_TASK TO COMPLETE_.
Write out the material exactly, without any of its pictures.

===== DATA EXTRACT =====

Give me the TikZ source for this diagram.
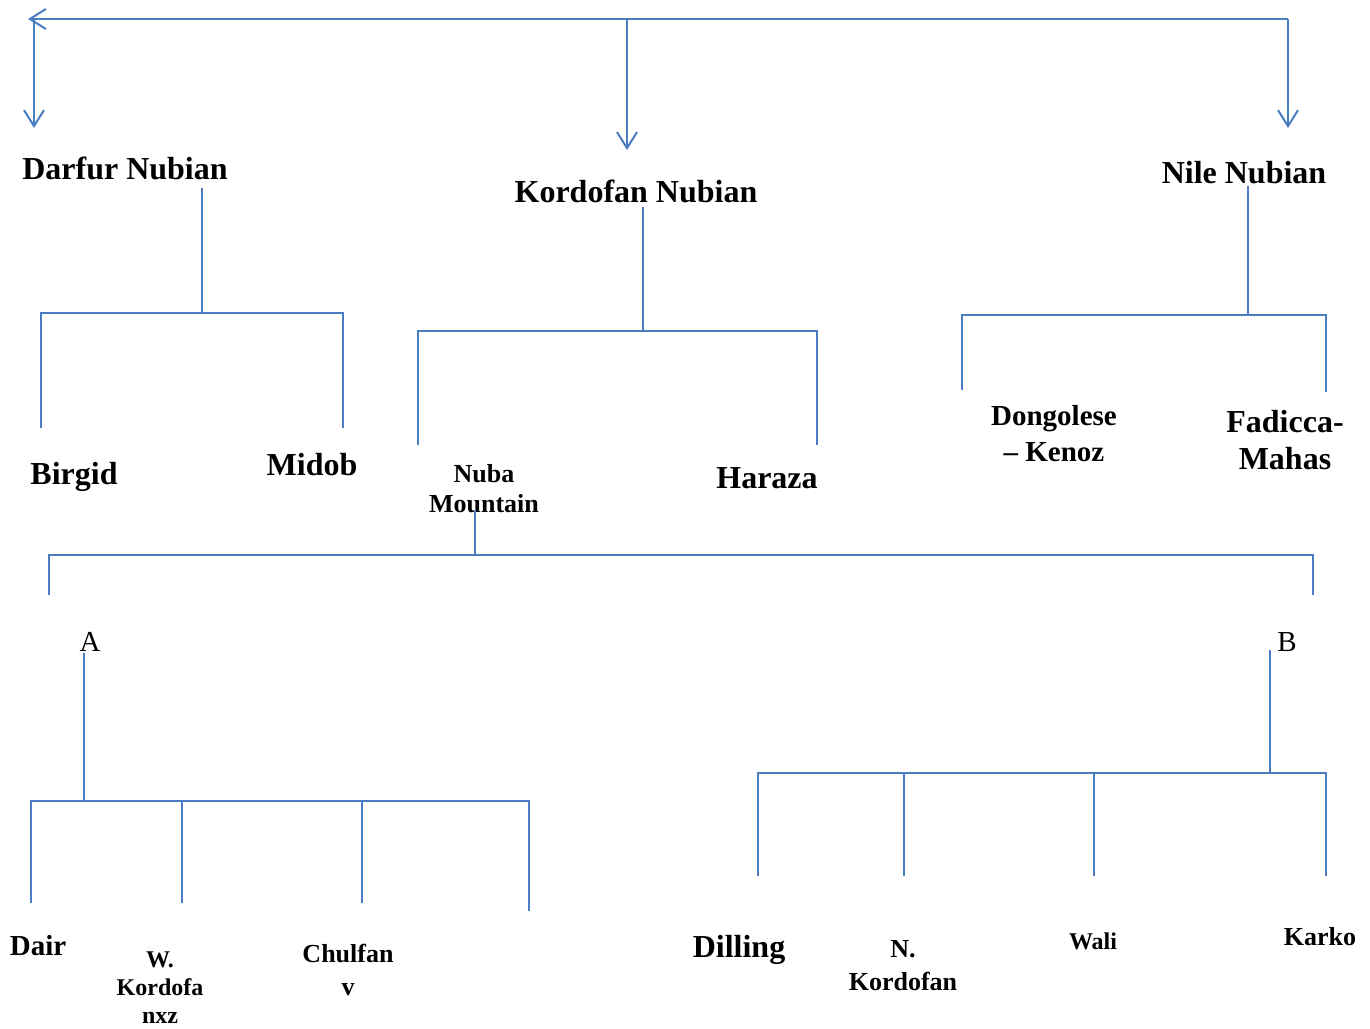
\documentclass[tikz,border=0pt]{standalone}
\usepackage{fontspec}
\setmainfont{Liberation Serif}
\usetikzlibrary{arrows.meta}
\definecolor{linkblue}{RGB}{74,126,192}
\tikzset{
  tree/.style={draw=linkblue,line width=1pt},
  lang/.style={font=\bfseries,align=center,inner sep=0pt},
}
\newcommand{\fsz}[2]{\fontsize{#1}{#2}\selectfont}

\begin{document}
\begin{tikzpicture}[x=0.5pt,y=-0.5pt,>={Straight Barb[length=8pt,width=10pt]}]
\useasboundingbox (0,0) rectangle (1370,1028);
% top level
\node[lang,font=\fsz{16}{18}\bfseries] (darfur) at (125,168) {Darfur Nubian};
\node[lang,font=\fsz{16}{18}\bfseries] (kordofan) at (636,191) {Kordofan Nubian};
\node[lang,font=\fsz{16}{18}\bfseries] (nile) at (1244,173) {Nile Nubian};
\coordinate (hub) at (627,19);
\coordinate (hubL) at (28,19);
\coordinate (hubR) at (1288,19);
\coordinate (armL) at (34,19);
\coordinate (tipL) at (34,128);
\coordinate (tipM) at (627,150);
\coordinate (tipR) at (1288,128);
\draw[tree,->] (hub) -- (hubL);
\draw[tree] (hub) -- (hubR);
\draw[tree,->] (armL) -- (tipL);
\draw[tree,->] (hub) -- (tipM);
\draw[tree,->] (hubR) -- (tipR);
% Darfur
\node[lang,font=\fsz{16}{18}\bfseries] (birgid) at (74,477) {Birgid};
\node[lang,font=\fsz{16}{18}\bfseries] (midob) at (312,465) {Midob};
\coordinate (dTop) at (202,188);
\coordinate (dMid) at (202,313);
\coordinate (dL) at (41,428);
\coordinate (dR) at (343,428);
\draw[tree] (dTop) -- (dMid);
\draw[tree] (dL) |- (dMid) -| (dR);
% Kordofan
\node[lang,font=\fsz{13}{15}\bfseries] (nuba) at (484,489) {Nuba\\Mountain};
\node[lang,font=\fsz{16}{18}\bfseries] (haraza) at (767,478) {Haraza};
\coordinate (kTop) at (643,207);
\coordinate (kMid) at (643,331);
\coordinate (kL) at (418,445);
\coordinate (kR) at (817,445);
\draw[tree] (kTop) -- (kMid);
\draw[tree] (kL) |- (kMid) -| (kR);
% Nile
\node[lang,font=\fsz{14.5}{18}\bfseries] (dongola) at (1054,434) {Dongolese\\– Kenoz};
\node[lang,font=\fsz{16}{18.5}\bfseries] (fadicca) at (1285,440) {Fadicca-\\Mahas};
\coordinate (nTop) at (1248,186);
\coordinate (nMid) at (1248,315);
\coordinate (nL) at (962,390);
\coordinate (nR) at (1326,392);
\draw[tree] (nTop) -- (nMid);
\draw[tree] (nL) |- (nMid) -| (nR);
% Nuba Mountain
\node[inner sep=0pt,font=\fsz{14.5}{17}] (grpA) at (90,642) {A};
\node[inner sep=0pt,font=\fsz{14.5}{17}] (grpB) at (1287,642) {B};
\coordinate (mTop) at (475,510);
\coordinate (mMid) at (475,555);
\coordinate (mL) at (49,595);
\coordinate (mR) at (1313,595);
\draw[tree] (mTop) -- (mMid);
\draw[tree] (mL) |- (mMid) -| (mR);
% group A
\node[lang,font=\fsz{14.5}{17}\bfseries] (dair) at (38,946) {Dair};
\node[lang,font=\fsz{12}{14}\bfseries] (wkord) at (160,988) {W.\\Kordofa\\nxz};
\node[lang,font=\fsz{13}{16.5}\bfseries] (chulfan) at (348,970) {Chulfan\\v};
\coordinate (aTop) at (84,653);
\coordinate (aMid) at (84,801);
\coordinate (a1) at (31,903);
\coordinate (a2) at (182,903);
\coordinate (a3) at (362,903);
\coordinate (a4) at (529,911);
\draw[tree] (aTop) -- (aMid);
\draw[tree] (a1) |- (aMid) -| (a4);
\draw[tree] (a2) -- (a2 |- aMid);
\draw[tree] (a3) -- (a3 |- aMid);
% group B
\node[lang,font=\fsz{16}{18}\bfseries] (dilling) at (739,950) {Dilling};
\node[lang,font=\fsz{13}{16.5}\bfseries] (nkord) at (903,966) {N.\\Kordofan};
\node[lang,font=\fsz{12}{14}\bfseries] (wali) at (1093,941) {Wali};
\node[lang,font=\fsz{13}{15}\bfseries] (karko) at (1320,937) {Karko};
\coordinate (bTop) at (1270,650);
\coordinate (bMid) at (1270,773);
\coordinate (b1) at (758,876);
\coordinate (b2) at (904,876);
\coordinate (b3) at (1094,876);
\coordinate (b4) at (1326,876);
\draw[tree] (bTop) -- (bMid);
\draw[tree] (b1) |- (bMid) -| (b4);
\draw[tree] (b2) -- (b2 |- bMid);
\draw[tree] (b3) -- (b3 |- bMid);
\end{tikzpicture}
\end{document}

=====

_TASK ANSWER_.
Give me the TikZ source for this diagram.
\documentclass[tikz,border=0pt]{standalone}
\usepackage{fontspec}
\setmainfont{Liberation Serif}
\usetikzlibrary{arrows.meta}
\definecolor{linkblue}{RGB}{74,126,192}
\tikzset{
  tree/.style={draw=linkblue,line width=1pt},
  lang/.style={font=\bfseries,align=center,inner sep=0pt},
}
\newcommand{\fsz}[2]{\fontsize{#1}{#2}\selectfont}

\begin{document}
\begin{tikzpicture}[x=0.5pt,y=-0.5pt,>={Straight Barb[length=8pt,width=10pt]}]
\useasboundingbox (0,0) rectangle (1370,1028);
% top level
\node[lang,font=\fsz{16}{18}\bfseries] (darfur) at (125,168) {Darfur Nubian};
\node[lang,font=\fsz{16}{18}\bfseries] (kordofan) at (636,191) {Kordofan Nubian};
\node[lang,font=\fsz{16}{18}\bfseries] (nile) at (1244,173) {Nile Nubian};
\coordinate (hub) at (627,19);
\coordinate (hubL) at (28,19);
\coordinate (hubR) at (1288,19);
\coordinate (armL) at (34,19);
\coordinate (tipL) at (34,128);
\coordinate (tipM) at (627,150);
\coordinate (tipR) at (1288,128);
\draw[tree,->] (hub) -- (hubL);
\draw[tree] (hub) -- (hubR);
\draw[tree,->] (armL) -- (tipL);
\draw[tree,->] (hub) -- (tipM);
\draw[tree,->] (hubR) -- (tipR);
% Darfur
\node[lang,font=\fsz{16}{18}\bfseries] (birgid) at (74,477) {Birgid};
\node[lang,font=\fsz{16}{18}\bfseries] (midob) at (312,465) {Midob};
\coordinate (dTop) at (202,188);
\coordinate (dMid) at (202,313);
\coordinate (dL) at (41,428);
\coordinate (dR) at (343,428);
\draw[tree] (dTop) -- (dMid);
\draw[tree] (dL) |- (dMid) -| (dR);
% Kordofan
\node[lang,font=\fsz{13}{15}\bfseries] (nuba) at (484,489) {Nuba\\Mountain};
\node[lang,font=\fsz{16}{18}\bfseries] (haraza) at (767,478) {Haraza};
\coordinate (kTop) at (643,207);
\coordinate (kMid) at (643,331);
\coordinate (kL) at (418,445);
\coordinate (kR) at (817,445);
\draw[tree] (kTop) -- (kMid);
\draw[tree] (kL) |- (kMid) -| (kR);
% Nile
\node[lang,font=\fsz{14.5}{18}\bfseries] (dongola) at (1054,434) {Dongolese\\– Kenoz};
\node[lang,font=\fsz{16}{18.5}\bfseries] (fadicca) at (1285,440) {Fadicca-\\Mahas};
\coordinate (nTop) at (1248,186);
\coordinate (nMid) at (1248,315);
\coordinate (nL) at (962,390);
\coordinate (nR) at (1326,392);
\draw[tree] (nTop) -- (nMid);
\draw[tree] (nL) |- (nMid) -| (nR);
% Nuba Mountain
\node[inner sep=0pt,font=\fsz{14.5}{17}] (grpA) at (90,642) {A};
\node[inner sep=0pt,font=\fsz{14.5}{17}] (grpB) at (1287,642) {B};
\coordinate (mTop) at (475,510);
\coordinate (mMid) at (475,555);
\coordinate (mL) at (49,595);
\coordinate (mR) at (1313,595);
\draw[tree] (mTop) -- (mMid);
\draw[tree] (mL) |- (mMid) -| (mR);
% group A
\node[lang,font=\fsz{14.5}{17}\bfseries] (dair) at (38,946) {Dair};
\node[lang,font=\fsz{12}{14}\bfseries] (wkord) at (160,988) {W.\\Kordofa\\nxz};
\node[lang,font=\fsz{13}{16.5}\bfseries] (chulfan) at (348,970) {Chulfan\\v};
\coordinate (aTop) at (84,653);
\coordinate (aMid) at (84,801);
\coordinate (a1) at (31,903);
\coordinate (a2) at (182,903);
\coordinate (a3) at (362,903);
\coordinate (a4) at (529,911);
\draw[tree] (aTop) -- (aMid);
\draw[tree] (a1) |- (aMid) -| (a4);
\draw[tree] (a2) -- (a2 |- aMid);
\draw[tree] (a3) -- (a3 |- aMid);
% group B
\node[lang,font=\fsz{16}{18}\bfseries] (dilling) at (739,950) {Dilling};
\node[lang,font=\fsz{13}{16.5}\bfseries] (nkord) at (903,966) {N.\\Kordofan};
\node[lang,font=\fsz{12}{14}\bfseries] (wali) at (1093,941) {Wali};
\node[lang,font=\fsz{13}{15}\bfseries] (karko) at (1320,937) {Karko};
\coordinate (bTop) at (1270,650);
\coordinate (bMid) at (1270,773);
\coordinate (b1) at (758,876);
\coordinate (b2) at (904,876);
\coordinate (b3) at (1094,876);
\coordinate (b4) at (1326,876);
\draw[tree] (bTop) -- (bMid);
\draw[tree] (b1) |- (bMid) -| (b4);
\draw[tree] (b2) -- (b2 |- bMid);
\draw[tree] (b3) -- (b3 |- bMid);
\end{tikzpicture}
\end{document}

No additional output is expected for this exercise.